Eventually, the boss relocated the studio out in the country alongside the transmitter. That meant that I really had to work occasionally. Most of the station's programs were simulcast, but on days of the Cardinal Baseball Games they were carried on F.M. while music was carried on the A.M. facilities. It was my duty to sit in studio B, and listen carefully to audio cues given by Harry Carey of the Cardinal Baseball Network. When he said: "Its the top of the fourth or something like that, I was supposed to look at our program log sheet to see if I were supposed to let the network commercial play or push a tape button to issue one of our own.
I was not too good at this and often missed my cue. About five minutes later, the program director would come into my studio and say: "Morgan, I just heard the strangest thing on the air, a Bush Beer commercial.
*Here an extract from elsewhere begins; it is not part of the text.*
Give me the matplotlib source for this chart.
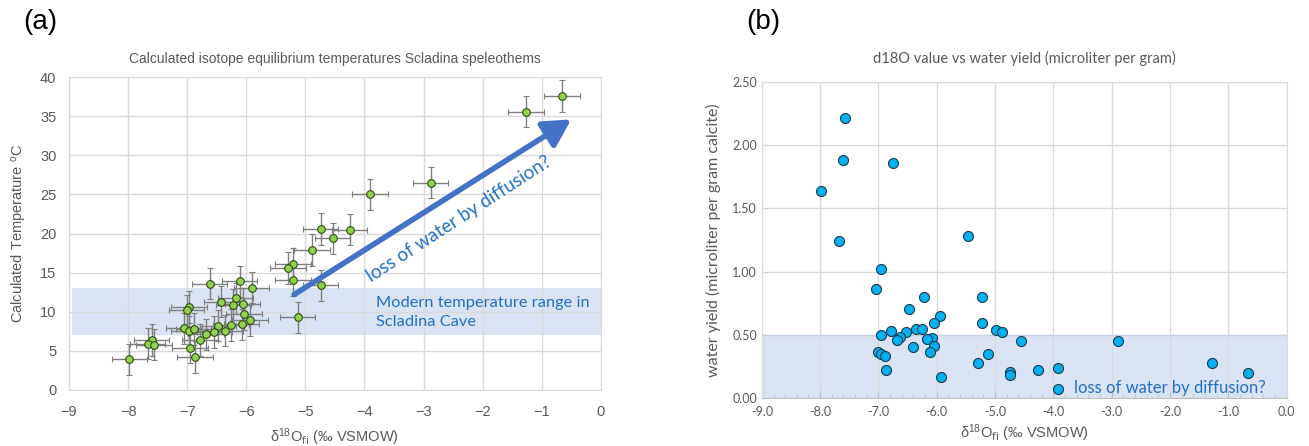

Do you know that you can't buy Bush Beer within 100 miles of this town?"
One day, while the station owner and program director were at a National Association of Broadcasters meeting, a very disgruntled announcer, who had been looking for employment elsewhere, came out to the tramsmitter hut and asked me to locate some "records crossed out by the program director and especially Rock and Roll records."
Out station played easy listening music - absolutely no rock and roll. In fact, brass was banned. I looked around and found Surf'n'bird, a very raucous rock record with a bunch of loud gurgling sounds. If you have ever heard it you know what I mean.
The next day that I was on duty, the program director said to me: "and Morgan, when I heard that he had played Surf'n'bird, I fired him on the spot."
Several weeks later, shortly after I graduated from Purdue and was getting ready to move on, the program director, who had a daily program of his own, was introducing a Kingston Trio record in Studio A. I was in Studio B and re-routed Surf'n'bird to the air waves. Then I walked into studio A, picked up my paycheck and said my goodbye.
I hope there is a statute of limitations for pranks carried out at Broadcast Stations.